When I said she was a hero, Irena Sendler said, no, she was only doing the decent thing. She was following a “need of her heart.” As she remembered that time she said, “It was the parents. They were the heroes. The babies were the heroes of their mother’s hearts.”
Irena was arrested by the Gestapo in 1943 and tortured, but survived the ordeal and the war. Others in her rescue network did not. All but one of the children she rescued survived.
Irena’s history of heroic rescues was forgotten after the war. In communist Poland one did not admit to rescuing Jews. A resounding silence shrouded the Holocaust and the victimization of Poland and its Jews.

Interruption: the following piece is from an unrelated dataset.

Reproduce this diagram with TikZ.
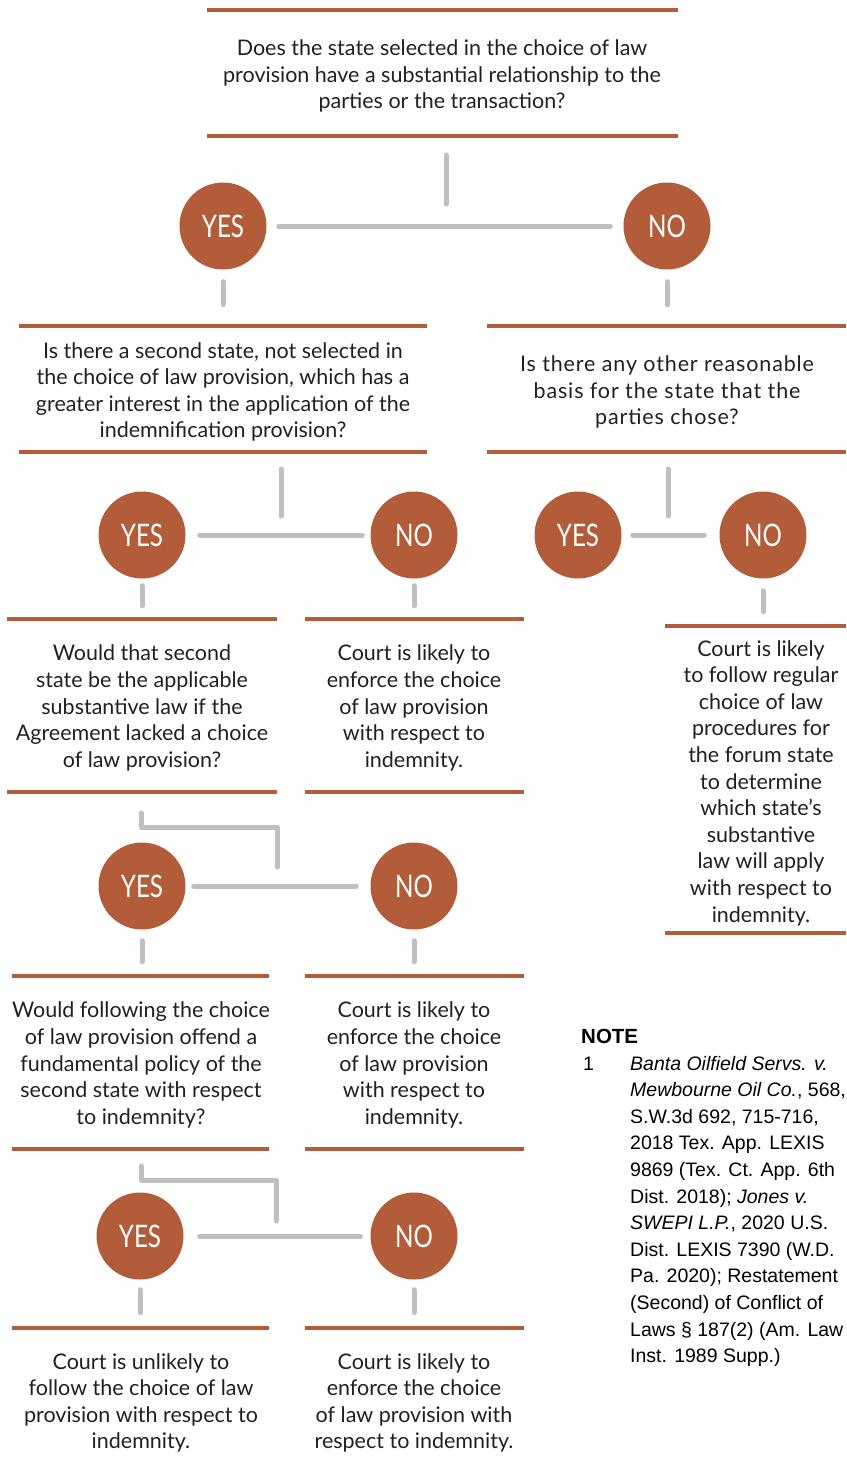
\documentclass[tikz,border=0pt]{standalone}
\usepackage{fontspec}
\setmainfont{Lato}
\newfontfamily\notefont{Liberation Sans}
\newfontfamily\widefont[LetterSpace=4]{Lato}
\definecolor{rust}{RGB}{179,92,58}
\definecolor{lgray}{RGB}{190,191,193}
\definecolor{ink}{RGB}{35,31,32}
\begin{document}
\begin{tikzpicture}[x=1pt,y=-1pt,
 bar/.style={draw=rust,line width=4.5pt},
 conn/.style={draw=lgray,line width=5pt,line cap=round,line join=round},
 ans/.style={circle,fill=rust,minimum size=87pt,inner sep=0pt,text=white,font=\fontsize{31}{31}\selectfont},
 txt/.style={align=center,font=\fontsize{21.5}{26.6}\selectfont,text=ink,inner sep=0pt},
 notetxt/.style={align=left,font=\notefont\fontsize{19.5}{26.6}\selectfont,text=black,inner sep=0pt}]
\useasboundingbox (0,0) rectangle (846,1469);

% ---------- bars ----------
\draw[bar] (207,10) -- (678,10);
\draw[bar] (207,136) -- (678,136);
\draw[bar] (19,326) -- (427,326);
\draw[bar] (19,452) -- (427,452);
\draw[bar] (487,326) -- (846,326);
\draw[bar] (487,452) -- (846,452);
\draw[bar] (7,619) -- (277,619);
\draw[bar] (7,792) -- (277,792);
\draw[bar] (305,619) -- (524,619);
\draw[bar] (305,792) -- (524,792);
\draw[bar] (665,626) -- (846,626);
\draw[bar] (665,933) -- (846,933);
\draw[bar] (12,976) -- (269,976);
\draw[bar] (12,1149) -- (269,1149);
\draw[bar] (305,976) -- (524,976);
\draw[bar] (305,1149) -- (524,1149);
\draw[bar] (12,1328) -- (269,1328);
\draw[bar] (305,1328) -- (524,1328);

% ---------- texts ----------
\node[txt] (q1) at (442,76) {Does the state selected in the choice of law\\provision have a substantial relationship to the\\parties or the transaction?};
\node[txt] (q2) at (223,392) {Is there a second state, not selected in\\the choice of law provision, which has a\\greater interest in the application of the\\indemnification provision?};
\node[txt,font=\widefont\fontsize{21.5}{26.6}\selectfont] (q3) at (667,392) {Is there any other reasonable\\basis for the state that the\\parties chose?};
\node[txt] (q4) at (142,708) {Would that second\\state be the applicable\\substantive law if the\\Agreement lacked a choice\\of law provision?};
\node[txt] (r1) at (414,708) {Court is likely to\\enforce the choice\\of law provision\\with respect to\\indemnity.};
\node[txt] (r2) at (761,783) {Court is likely\\to follow regular\\choice of law\\procedures for\\the forum state\\to determine\\which state's\\substantive\\law will apply\\with respect to\\indemnity.};
\node[txt] (q5) at (141,1065) {Would following the choice\\of law provision offend a\\fundamental policy of the\\second state with respect\\to indemnity?};
\node[txt] (r3) at (414,1065) {Court is likely to\\enforce the choice\\of law provision\\with respect to\\indemnity.};
\node[txt] (r4) at (141,1403) {Court is unlikely to\\follow the choice of law\\provision with respect to\\indemnity.};
\node[txt] (r5) at (414,1403) {Court is likely to\\enforce the choice\\of law provision with\\respect to indemnity.};

% ---------- answer circles ----------
\node[ans] (y1) at (223,226) {\scalebox{0.78}[1]{YES}};
\node[ans] (n1) at (667,226) {\scalebox{0.78}[1]{NO}};
\node[ans] (y2) at (142,535) {\scalebox{0.78}[1]{YES}};
\node[ans] (n2) at (414,535) {\scalebox{0.78}[1]{NO}};
\node[ans] (y3) at (578,535) {\scalebox{0.78}[1]{YES}};
\node[ans] (n3) at (763,535) {\scalebox{0.78}[1]{NO}};
\node[ans] (y4) at (142,886) {\scalebox{0.78}[1]{YES}};
\node[ans] (n4) at (414,886) {\scalebox{0.78}[1]{NO}};
\node[ans] (y5) at (140,1236) {\scalebox{0.78}[1]{YES}};
\node[ans] (n5) at (414,1236) {\scalebox{0.78}[1]{NO}};

% ---------- connectors ----------
\coordinate (j1a) at (446,155); \coordinate (j1b) at (446,204);
\draw[conn] (j1a) -- (j1b);
\draw[conn] ([xshift=12pt]y1.east) -- ([xshift=-13pt]n1.west);
\draw[conn] ([yshift=-12pt]y1.south) -- ++(0,23);
\draw[conn] ([yshift=-12pt]n1.south) -- ++(0,23);

\coordinate (j2a) at (281,469); \coordinate (j2b) at (281,516);
\draw[conn] (j2a) -- (j2b);
\draw[conn] ([xshift=14pt]y2.east) -- ([xshift=-8pt]n2.west);
\draw[conn] ([yshift=-7pt]y2.south) -- ++(0,20);
\draw[conn] ([yshift=-7pt]n2.south) -- ++(0,20);

\coordinate (j3a) at (668,469); \coordinate (j3b) at (668,516);
\draw[conn] (j3a) -- (j3b);
\draw[conn] ([xshift=11pt]y3.east) -- ([xshift=-15pt]n3.west);
\draw[conn] ([yshift=-12pt]n3.south) -- ++(0,21);

\coordinate (j4a) at (141,813); \coordinate (j4b) at (277,867);
\draw[conn] (j4a) -- (141,827) -| (j4b);
\draw[conn] ([xshift=8pt]y4.east) -- ([xshift=-14pt]n4.west);
\draw[conn] ([yshift=-11pt]y4.south) -- ++(0,21);
\draw[conn] ([yshift=-11pt]n4.south) -- ++(0,21);

\coordinate (j5a) at (141,1166); \coordinate (j5b) at (276,1221);
\draw[conn] (j5a) -- (141,1180) -| (j5b);
\draw[conn] ([xshift=16pt]y5.east) -- ([xshift=-10pt]n5.west);
\draw[conn] ([yshift=-10pt]y5.south) -- ++(0,23);
\draw[conn] ([yshift=-10pt]n5.south) -- ++(0,23);

% ---------- note ----------
\node[anchor=base west,font=\notefont\bfseries\fontsize{20.5}{20.5}\selectfont,text=black,inner sep=0pt] (nt) at (581,1043) {NOTE};
\node[anchor=base west,notetxt] (nn) at (583,1070) {1};
\node[anchor=base west,notetxt] (nb) at (630,1362.6) {\textit{Banta Oilfield Servs. v.}\\\textit{Mewbourne Oil Co.}, 568,\\S.W.3d 692, 715-716,\\2018 Tex. App. LEXIS\\9869 (Tex. Ct. App. 6th\\Dist. 2018); \textit{Jones v.}\\\textit{SWEPI L.P.}, 2020 U.S.\\Dist. LEXIS 7390 (W.D.\\Pa. 2020); Restatement\\(Second) of Conflict of\\Laws § 187(2) (Am. Law\\Inst. 1989 Supp.)};
\end{tikzpicture}
\end{document}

Yad Vashem, Israel’s Holocaust authority recognized her as a Righteous Gentile in 1965 and planted a tree in her honor in 1983, beside the tree of Raoul Wallenberg.

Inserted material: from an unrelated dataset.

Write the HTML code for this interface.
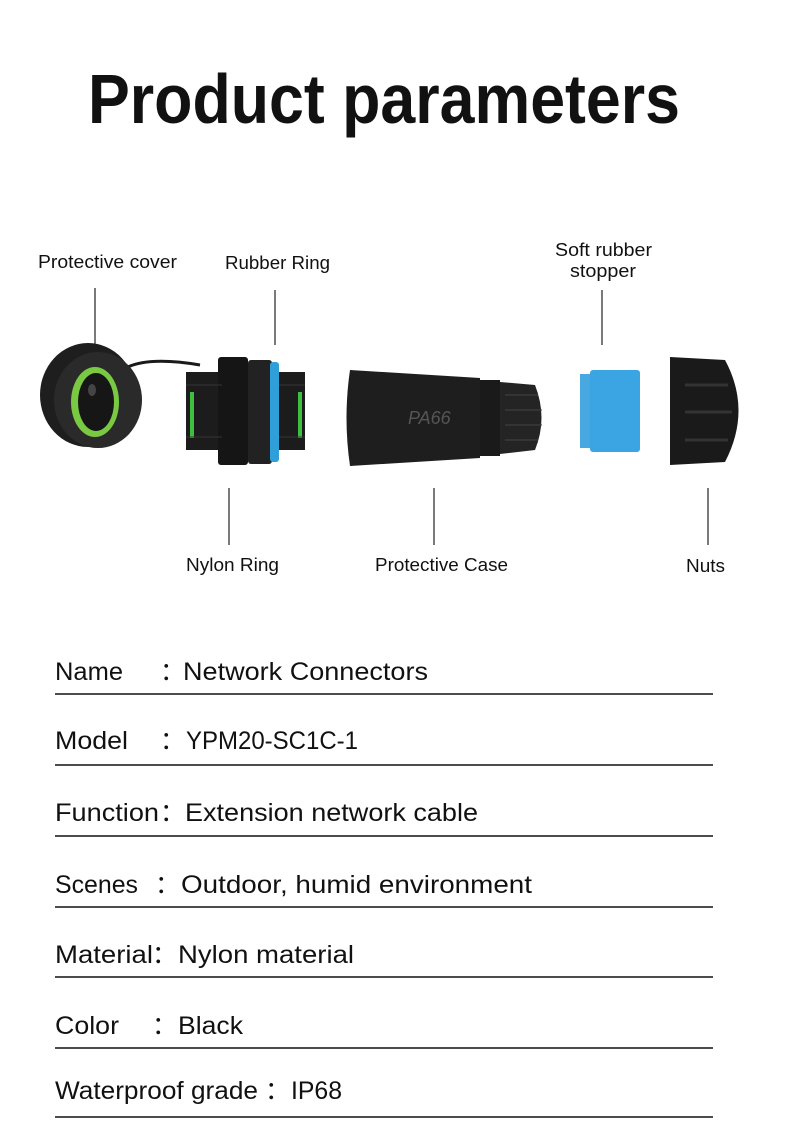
<!DOCTYPE html>
<html><head><meta charset="utf-8"><style>
html,body{margin:0;padding:0;background:#fff;}
svg{display:block;}
text{font-family:"Liberation Sans",sans-serif;fill:#111;}
</style></head><body>
<svg width="790" height="1132" viewBox="0 0 790 1132" xmlns="http://www.w3.org/2000/svg">
<rect width="790" height="1132" fill="#fff"/>
<text x="88" y="123" font-size="70" font-weight="bold" textLength="592" lengthAdjust="spacingAndGlyphs">Product parameters</text>

<g font-size="18">
<text x="38" y="268" textLength="139" lengthAdjust="spacingAndGlyphs">Protective cover</text>
<text x="225" y="269" textLength="105" lengthAdjust="spacingAndGlyphs">Rubber Ring</text>
<text x="555" y="256" textLength="97" lengthAdjust="spacingAndGlyphs">Soft rubber</text>
<text x="570" y="277" textLength="66" lengthAdjust="spacingAndGlyphs">stopper</text>
<text x="186" y="571" textLength="93" lengthAdjust="spacingAndGlyphs">Nylon Ring</text>
<text x="375" y="571" textLength="133" lengthAdjust="spacingAndGlyphs">Protective Case</text>
<text x="686" y="572" textLength="39" lengthAdjust="spacingAndGlyphs">Nuts</text>
</g>
<g stroke="#222" stroke-width="1.2">
<line x1="95" y1="288" x2="95" y2="345"/>
<line x1="275" y1="290" x2="275" y2="345"/>
<line x1="602" y1="290" x2="602" y2="345"/>
<line x1="229" y1="488" x2="229" y2="545"/>
<line x1="434" y1="488" x2="434" y2="545"/>
<line x1="708" y1="488" x2="708" y2="545"/>
</g>

<path d="M120 372 Q140 355 200 365" stroke="#1a1a1a" stroke-width="3" fill="none"/>
<ellipse cx="88" cy="395" rx="48" ry="52" fill="#1e1e1e"/>
<ellipse cx="98" cy="400" rx="44" ry="48" fill="#2a2a2a"/>
<ellipse cx="95" cy="402" rx="24" ry="35" fill="#7ac943"/>
<ellipse cx="96" cy="402" rx="18" ry="29" fill="#161616"/>
<ellipse cx="92" cy="390" rx="4" ry="6" fill="#444"/>

<rect x="186" y="372" width="36" height="78" fill="#1c1c1c"/>
<rect x="190" y="392" width="4" height="46" fill="#3fbf3f"/>
<rect x="218" y="357" width="30" height="108" rx="3" fill="#151515"/>
<rect x="248" y="360" width="24" height="104" rx="3" fill="#222"/>
<rect x="270" y="362" width="9" height="100" rx="3" fill="#2e9fd8"/>
<rect x="279" y="372" width="26" height="78" fill="#1c1c1c"/>
<rect x="298" y="392" width="4" height="46" fill="#3fbf3f"/>
<g stroke="#333" stroke-width="1"><line x1="186" y1="385" x2="222" y2="385"/><line x1="186" y1="437" x2="222" y2="437"/><line x1="279" y1="385" x2="305" y2="385"/><line x1="279" y1="437" x2="305" y2="437"/></g>

<path d="M350 370 L480 378 L480 458 L350 466 Q343 418 350 370 Z" fill="#1e1e1e"/>
<rect x="480" y="380" width="20" height="76" fill="#1a1a1a"/>
<path d="M500 382 L535 385 Q548 418 535 450 L500 454 Z" fill="#242424"/>
<g stroke="#444" stroke-width="1"><line x1="505" y1="395" x2="538" y2="395"/><line x1="505" y1="410" x2="542" y2="410"/><line x1="505" y1="425" x2="542" y2="425"/><line x1="505" y1="440" x2="538" y2="440"/></g>
<text x="408" y="424" font-size="18" font-family="Liberation Serif" font-style="italic" style="fill:#555">PA66</text>

<rect x="580" y="374" width="14" height="74" fill="#4aa8e0"/>
<rect x="590" y="370" width="50" height="82" rx="3" fill="#3aa5e2"/>

<path d="M670 357 L725 360 Q752 410 725 462 L670 465 Z" fill="#1a1a1a"/>
<g stroke="#333" stroke-width="3"><line x1="685" y1="385" x2="728" y2="385"/><line x1="685" y1="412" x2="732" y2="412"/><line x1="685" y1="440" x2="728" y2="440"/></g>

<g font-size="25">
<text x="55" y="680" textLength="68" lengthAdjust="spacingAndGlyphs">Name</text><text x="160" y="680">：</text><text x="183" y="680" textLength="245" lengthAdjust="spacingAndGlyphs">Network Connectors</text>
<text x="55" y="749" textLength="73" lengthAdjust="spacingAndGlyphs">Model</text><text x="160" y="749">：</text><text x="186" y="749" textLength="172" lengthAdjust="spacingAndGlyphs">YPM20-SC1C-1</text>
<text x="55" y="821" textLength="104" lengthAdjust="spacingAndGlyphs">Function</text><text x="160" y="821">：</text><text x="185" y="821" textLength="293" lengthAdjust="spacingAndGlyphs">Extension network cable</text>
<text x="55" y="893" textLength="83" lengthAdjust="spacingAndGlyphs">Scenes</text><text x="155" y="893">：</text><text x="181" y="893" textLength="351" lengthAdjust="spacingAndGlyphs">Outdoor, humid environment</text>
<text x="55" y="963" textLength="98" lengthAdjust="spacingAndGlyphs">Material</text><text x="152" y="963">：</text><text x="178" y="963" textLength="176" lengthAdjust="spacingAndGlyphs">Nylon material</text>
<text x="55" y="1034" textLength="64" lengthAdjust="spacingAndGlyphs">Color</text><text x="152" y="1034">：</text><text x="178" y="1034" textLength="65" lengthAdjust="spacingAndGlyphs">Black</text>
<text x="55" y="1099" textLength="203" lengthAdjust="spacingAndGlyphs">Waterproof grade</text><text x="265" y="1099">：</text><text x="291" y="1099" textLength="51" lengthAdjust="spacingAndGlyphs">IP68</text>
</g>
<g stroke="#111" stroke-width="1.5">
<line x1="55" y1="694" x2="713" y2="694"/>
<line x1="55" y1="765" x2="713" y2="765"/>
<line x1="55" y1="836" x2="713" y2="836"/>
<line x1="55" y1="907" x2="713" y2="907"/>
<line x1="55" y1="977" x2="713" y2="977"/>
<line x1="55" y1="1048" x2="713" y2="1048"/>
<line x1="55" y1="1117" x2="713" y2="1117"/>
</g>
</svg>
</body></html>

Seventy-four years later the U.S. Justice Department, the Dept. of Homeland Security, ICE, and Customs and Border Patrol are forcibly tearing children from their mothers’ arms — as cruel an act as I can imagine. As a pediatrician I am horrified that my country would have such little regard for the safety and well being of innocent children, inflicting horrific trauma on families fleeing for their lives from Central America. They have the right to seek asylum in our country. It is what our Statue of Liberty stands for in New York harbor. It is the foundation of our national integrity.
The American Academy of Pediatrics (AAP), the organization that speaks for the nation’s pediatricians, has taken a firm stand against this cruelty in a “Statement Opposing Separation of Children and Parents at the Border” (5/8/18). AAP President Colleen Kraft, M.D. was very clear. “Separating children from their parents contradicts everything we stand for as pediatricians — protecting and promoting children’s health. In fact, highly stressful experiences, like family separation, can cause irreparable harm, disrupting a child’s brain architecture and affecting his or her short- and long-term health. This type of prolonged exposure to serious stress — known as toxic stress — can carry lifelong consequences for children.”
I believe the heart and soul of democratic jurisprudence is a balance of justice and compassion. Are we so consumed by fear and xenophobia that we will allow our government to perpetrate such violence against children in the name of “justice?” As citizens we are accountable for our government’s actions and for our inactions. “Never again” as words is a facile response to historical injustice and cruelty. Without action, our words are meaningless. Worse yet, if we remain silent, this cruelty indicts us all.
Irena Sendler knew the pain of separating children from their parents and it caused her heart crushing sadness. But she acted for the benefit of the children and as a way of resisting those who sought to harm them. Shouldn’t it be a “need of our hearts” to reverse this cruel policy?
Shouldn’t we, too, do “the decent thing.” Not to do so should be unbearable.